Skip any one of these and you don't have a product — you have a demo. That's why realistic budgets look larger than a "smart sensor" sounds.

How much does each part cost?

Typical 2026 ranges for a custom (not off-the-shelf) build:

Component Typical range Notes
Hardware design + prototype $15,000–60,000 Off-the-shelf modules start lower; custom PCB and enclosure cost more
Firmware / embedded engineering $10,000–40,000 Sensor drivers, power management, OTA, reconnection logic
Connectivity setup $5,000–20,000 Protocol integration, provisioning, certification prep
Backend + cloud platform $20,000–80,000+ Data ingestion, storage, device management, APIs
Dashboard or mobile app $10,000–55,000 Web dashboard and/or native iOS/Android
Total (end-to-end build) $50,000–250,000 Complex or regulated products run higher

The pattern to notice: hardware is roughly a third of the build; software, cloud and firmware are the rest. That ratio catches most hardware-first teams off guard.

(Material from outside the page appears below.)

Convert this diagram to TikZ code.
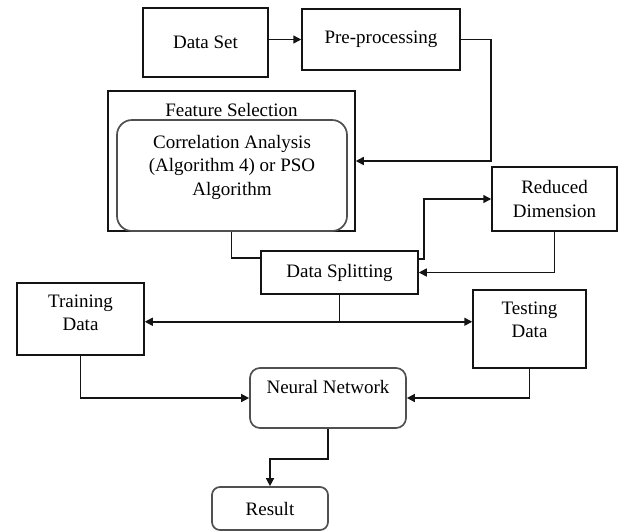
\documentclass[tikz,border=0pt]{standalone}
\usepackage{fontspec}
\setmainfont{Liberation Serif}
\usetikzlibrary{arrows.meta}
\definecolor{diagramline}{HTML}{141414}
\definecolor{roundline}{HTML}{505050}
\newcommand{\flowtext}{\fontsize{19}{23.5}\selectfont}

\begin{document}
\begin{tikzpicture}[x=1pt,y=-1pt,font=\flowtext,
  flowbox/.style={draw=diagramline,line width=1.5pt,inner sep=0pt,align=center},
  softbox/.style={draw=roundline,line width=1.7pt,inner sep=0pt,align=center},
  flowline/.style={draw=diagramline,line width=1.5pt},
  flowarrow/.style={flowline,-{Triangle[length=8pt,width=8pt]}}]
\useasboundingbox (0,0) rectangle (621,531);

\node[flowbox,minimum width=125pt,minimum height=69pt] (dataset) at (205.5,42.5) {Data Set};
\node[flowbox,minimum width=158pt,minimum height=61pt] (prep) at (381,39.5) {Pre-processing};

\node[flowbox,minimum width=247pt,minimum height=140pt] (featsel) at (231.5,161) {};
\node (feattitle) at (231.5,110) {Feature Selection};
\node[softbox,rounded corners=15pt,minimum width=230pt,minimum height=111pt] (featalg) at (232,175.5) {};
\node[align=center] (algtext) at (232,167) {Correlation Analysis\\(Algorithm 4) or PSO\\Algorithm};

\node[flowbox,minimum width=157pt,minimum height=43pt] (split) at (339.5,272.5) {Data Splitting};
\node[flowbox,minimum width=125pt,minimum height=64pt] (reduced) at (554.5,199) {Reduced\\Dimension};

\node[flowbox,minimum width=127pt,minimum height=72pt] (train) at (80.5,319) {};
\node[align=center] (traintext) at (80.5,313) {Training\\Data};
\node[flowbox,minimum width=113pt,minimum height=78pt] (test) at (529.5,329) {};
\node[align=center] (testtext) at (529.5,320) {Testing\\Data};

\node[softbox,rounded corners=10pt,minimum width=156pt,minimum height=60pt] (neural) at (328,398) {};
\node (neuraltext) at (328,387) {Neural Network};
\node[softbox,rounded corners=8pt,minimum width=116pt,minimum height=43pt] (result) at (270,508.5) {Result};

\draw[flowarrow] (dataset.east |- prep.west) -- (prep.west);
\draw[flowarrow] (prep.east) -- ++(30,0) |- (featsel.east);
\draw[flowline] (featsel.south) |- ([yshift=14.5pt]split.west);
\draw[flowarrow] ([yshift=13.5pt]split.east) -- ++(5,0) |- (reduced.west);
\draw[flowarrow] (reduced.south) |- (split.east);
\draw[flowline] (split.south) -- ++(0,27) coordinate (fork);
\draw[flowarrow] (fork) -- (fork -| train.east);
\draw[flowarrow] (fork) -- (fork -| test.west);
\draw[flowarrow] (train.south) |- (neural.west);
\draw[flowarrow] (test.south) |- (neural.east);
\draw[flowarrow] (neural.south) -- ++(0,30) -| (result.north);
\end{tikzpicture}
\end{document}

Where the IoT budget goes — hardware around 30%, with software, firmware and cloud making up 60–70%
Where the IoT budget goes: hardware is ~30%; software, firmware and cloud make up 60–70%.

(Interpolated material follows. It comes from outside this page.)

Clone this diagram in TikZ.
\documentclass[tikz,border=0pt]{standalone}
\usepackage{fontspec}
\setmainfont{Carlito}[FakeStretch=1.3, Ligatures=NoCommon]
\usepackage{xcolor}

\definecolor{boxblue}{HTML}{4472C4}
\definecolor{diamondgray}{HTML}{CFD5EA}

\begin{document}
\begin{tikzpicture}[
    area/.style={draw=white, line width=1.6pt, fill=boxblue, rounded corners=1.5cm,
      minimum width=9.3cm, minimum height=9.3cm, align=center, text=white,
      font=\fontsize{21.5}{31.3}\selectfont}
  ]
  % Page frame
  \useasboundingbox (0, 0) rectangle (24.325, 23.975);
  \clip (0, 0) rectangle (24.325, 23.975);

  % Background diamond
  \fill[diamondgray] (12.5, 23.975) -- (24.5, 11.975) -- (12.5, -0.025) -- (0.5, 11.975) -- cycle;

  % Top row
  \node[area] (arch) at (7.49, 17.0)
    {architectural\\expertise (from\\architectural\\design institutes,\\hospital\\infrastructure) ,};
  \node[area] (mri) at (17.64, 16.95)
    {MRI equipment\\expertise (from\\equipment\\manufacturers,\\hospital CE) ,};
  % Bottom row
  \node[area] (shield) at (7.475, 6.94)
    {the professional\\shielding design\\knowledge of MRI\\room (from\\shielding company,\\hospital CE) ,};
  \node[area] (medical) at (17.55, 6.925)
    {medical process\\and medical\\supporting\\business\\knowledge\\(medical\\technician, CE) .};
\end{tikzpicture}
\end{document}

IoT device cost by project stage

You don't pay for everything at once. Costs grow as you move from idea to shipping product — and staging the spend is the single best way to control risk.

Cost to build a custom IoT device by stage — Proof of Concept, Prototype, MVP and Production
Cost to build a custom IoT device by stage: Proof of Concept, Prototype, MVP and Production.
  • Proof of Concept — $6,000–25,000. Validate one core function on a breadboard or dev kit. Answers "is this even possible?"
  • Prototype — $20,000–60,000. A working device with real hardware and firmware you can put in front of stakeholders.
  • MVP (end-to-end) — $50,000–150,000. Hardware + firmware + cloud + app, good enough for first paying users.
  • Production — $150,000–500,000+. Design for manufacturing, certification (CE/FCC), security hardening and scale.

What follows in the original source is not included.